Imagine your money as balls, or beans, and to stop them rolling around you
keep them in a box, or pot. Accounting, or Book Keeping, is the process of
counting the beans in the pot, or several pots.
You have some money in the pot marked "Cash". You buy some goods, so you take
some beans out of the cash pot and place them into another pot marked
"Supplier". The supplier gives you some goods in exchange for the cash, so you
take the beans out of the pot marked "Supplier" and put them in the pot
marked "Goods".
The goods have a value (the price you paid) so you still have the same amount
of beans, some representing cash and some representing goods. In this case you
have two movements of beans, or transactions. Each transaction needs two
entries, one to take beans out and one to put beans in. This is called "double
entry book keeping" or "double entry accounting". The recording of the
transactions is done in a "Ledger"; each pot is known as an "Account" or
"Ledger code".
Now you take some goods and give them to a customer, who gives you some cash
in exchange. The goods were worth some beans and, hopefully, the customer has
given us more beans than that, so making a profit. To over simplify, the beans
from the Goods pot come back as Cash, but we can split that as the "Cost of
Goods sold" and "Profit". This transaction has three entries; one side of the
"double entry" has been split.

  • Account: The pot we keep the beans in. An account is denominated in a certain currency/security and has a balance.
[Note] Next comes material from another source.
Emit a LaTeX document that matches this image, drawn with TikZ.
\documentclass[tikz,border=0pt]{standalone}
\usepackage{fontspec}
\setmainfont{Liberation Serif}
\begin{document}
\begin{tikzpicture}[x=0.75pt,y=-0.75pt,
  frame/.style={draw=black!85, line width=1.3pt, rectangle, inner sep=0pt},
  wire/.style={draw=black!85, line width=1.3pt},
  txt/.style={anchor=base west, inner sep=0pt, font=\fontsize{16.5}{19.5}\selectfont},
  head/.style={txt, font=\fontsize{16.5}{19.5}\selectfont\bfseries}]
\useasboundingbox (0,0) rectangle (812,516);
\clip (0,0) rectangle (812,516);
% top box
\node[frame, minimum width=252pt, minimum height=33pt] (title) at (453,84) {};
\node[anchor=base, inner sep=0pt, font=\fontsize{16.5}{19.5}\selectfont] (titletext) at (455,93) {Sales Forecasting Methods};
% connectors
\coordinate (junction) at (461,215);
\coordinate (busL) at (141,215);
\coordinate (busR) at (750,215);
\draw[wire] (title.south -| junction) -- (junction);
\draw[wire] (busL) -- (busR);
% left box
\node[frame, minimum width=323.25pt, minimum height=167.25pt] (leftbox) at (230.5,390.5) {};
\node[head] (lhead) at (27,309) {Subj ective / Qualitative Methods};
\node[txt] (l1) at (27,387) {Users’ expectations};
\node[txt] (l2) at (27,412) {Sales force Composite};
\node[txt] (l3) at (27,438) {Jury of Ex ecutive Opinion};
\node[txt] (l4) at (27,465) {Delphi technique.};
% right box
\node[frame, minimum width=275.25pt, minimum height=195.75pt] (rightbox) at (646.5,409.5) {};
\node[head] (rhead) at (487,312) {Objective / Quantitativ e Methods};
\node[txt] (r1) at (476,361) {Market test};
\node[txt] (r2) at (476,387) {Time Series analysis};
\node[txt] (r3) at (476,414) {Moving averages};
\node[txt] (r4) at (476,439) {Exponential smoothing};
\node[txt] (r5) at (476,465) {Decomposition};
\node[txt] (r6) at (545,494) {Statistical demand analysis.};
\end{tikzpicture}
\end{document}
  • Balance: The number of beans in a pot at a given time.
  • Currency: Denomination of an account. Actually treated as a special form of security.
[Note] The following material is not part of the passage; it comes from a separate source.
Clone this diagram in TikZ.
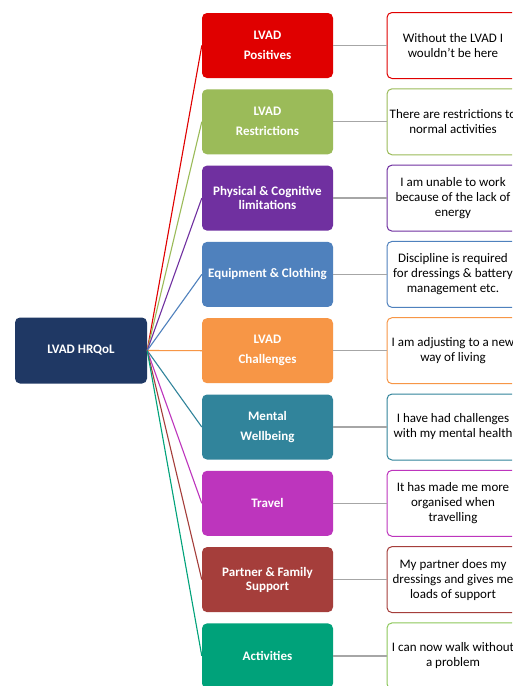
\documentclass[tikz,border=0pt]{standalone}
\usepackage{fontspec}
\setmainfont{Carlito}
\definecolor{cnavy}{HTML}{1F3864}
\definecolor{cred}{HTML}{E00000}
\definecolor{cgreen}{HTML}{9BBB59}
\definecolor{cpurple}{HTML}{7030A0}
\definecolor{cblue}{HTML}{4F81BD}
\definecolor{corange}{HTML}{F79646}
\definecolor{cteal}{HTML}{31849B}
\definecolor{cmagenta}{HTML}{BD35BD}
\definecolor{cbrown}{HTML}{A53E3B}
\definecolor{cact}{HTML}{00A27A}
\definecolor{cqact}{HTML}{8CC75A}
\definecolor{cgray}{HTML}{A6A6A6}
\begin{document}
\begin{tikzpicture}[x=1pt,y=-1pt]
\tikzset{
  catbox/.style={rounded corners=5pt, minimum width=131pt, minimum height=65pt,
    text=white, font=\fontsize{13}{14}\selectfont\bfseries, align=center, inner sep=0pt},
  quotebox/.style={draw, line width=1pt, rounded corners=5pt, fill=white,
    minimum width=132pt, minimum height=66pt, font=\fontsize{13}{15}\selectfont,
    align=center, inner sep=0pt},
  link/.style={line width=1.1pt},
  graylink/.style={draw=cgray, line width=1.3pt}
}
\useasboundingbox (0,0) rectangle (512,686);
\clip (0,0) rectangle (512,686);
\fill[white] (0,0) rectangle (512,686);

\node[catbox, fill=cnavy, minimum width=132pt, minimum height=66pt] (root) at (81,350.5) {LVAD HRQoL};

\node[catbox, fill=cred] (c1) at (267.5,45.5) {LVAD\\[6pt]Positives};
\node[catbox, fill=cgreen] (c2) at (267.5,121.8) {LVAD\\[6pt]Restrictions};
\node[catbox, fill=cpurple] (c3) at (267.5,198.1) {Physical \& Cognitive\\limitations};
\node[catbox, fill=cblue] (c4) at (267.5,274.4) {Equipment \& Clothing};
\node[catbox, fill=corange] (c5) at (267.5,350.7) {LVAD\\[6pt]Challenges};
\node[catbox, fill=cteal] (c6) at (267.5,427) {Mental\\[6pt]Wellbeing};
\node[catbox, fill=cmagenta] (c7) at (267.5,503.3) {Travel};
\node[catbox, fill=cbrown] (c8) at (267.5,579.6) {Partner \& Family\\Support};
\node[catbox, fill=cact] (c9) at (267.5,655.9) {Activities};

\node[quotebox, draw=cred] (q1) at (453,45.5) {Without the LVAD I\\wouldn’t be here};
\node[quotebox, draw=cgreen] (q2) at (453,121.8) {There are restrictions to\\normal activities};
\node[quotebox, draw=cpurple] (q3) at (453,198.1) {I am unable to work\\because of the lack of\\energy};
\node[quotebox, draw=cblue] (q4) at (453,274.4) {Discipline is required\\for dressings \& battery\\management etc.};
\node[quotebox, draw=corange] (q5) at (453,350.7) {I am adjusting to a new\\way of living};
\node[quotebox, draw=cteal] (q6) at (453,427) {I have had challenges\\with my mental health};
\node[quotebox, draw=cmagenta] (q7) at (453,503.3) {It has made me more\\organised when\\travelling};
\node[quotebox, draw=cbrown] (q8) at (453,579.6) {My partner does my\\dressings and gives me\\loads of support};
\node[quotebox, draw=cqact] (q9) at (453,655.9) {I can now walk without\\a problem};

\foreach \i/\col in {1/cred,2/cgreen,3/cpurple,4/cblue,5/corange,6/cteal,7/cmagenta,8/cbrown,9/cact}{
  \draw[link, draw=\col] (root.east) -- (c\i.west);
  \draw[graylink] (c\i.east) -- (q\i.west);
}
\end{tikzpicture}
\end{document}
  • Base currency: The currency selected by the user as his default currency.
  • Category: Synonym for income and expense accounts
  • Closing balance: The balance of an account at the end of a book keeping period (e.g. end of a fiscal year).
  • Ledger: The (visual) area where we record the transactions and splits
  • Opening balance: The balance of an account at the beginning of a book keeping period (e.g. beginning of a fiscal year).
  • Payee: The entity receiving or paying funds
  • Price: The exchange rate between two securities/currencies at a given point in time. Used to transform the balance of an account kept in one currency/security into another currency. Assuming an account of shares traded in a foreign currency, one needs to apply two prices to gain the value of the account in base currency: first the price for the security (shares) in the foreign currency and then the price for the foreign currency in the base currency.
  • Security: Denomination of an account. The real beans in the above example are a security as is a currency or some sort of shares.
  • Split: The object used to record taking out or putting in beans of an account. To move some beans from one account into another, one needs two splits. A split has a reference to an account and an amount of beans moved in/out of this account and their value in the enclosing transaction's security. If the security of the account and the transaction are identical, the amount and value are identical. The ratio between amount and value is the price of this security for this transaction.
  • Transaction: The container for splits. A transaction is denominated in a security.
    • Regular transaction: A transaction containing two splits
    • Split transaction: A transaction containing more than two splits.
    • Balanced transaction: A transaction, where the sum of the values of all splits is zero. A balanced transaction that actually moves beans must have at least two splits (hence double entry accounting). In a balanced transaction with only a single split, the amount of that split must be zero.
    • Unbalanced transaction: A transaction that violates the requirement that the sum of the values of all splits is zero. A single unbalanced transaction unbalances the whole book keeping.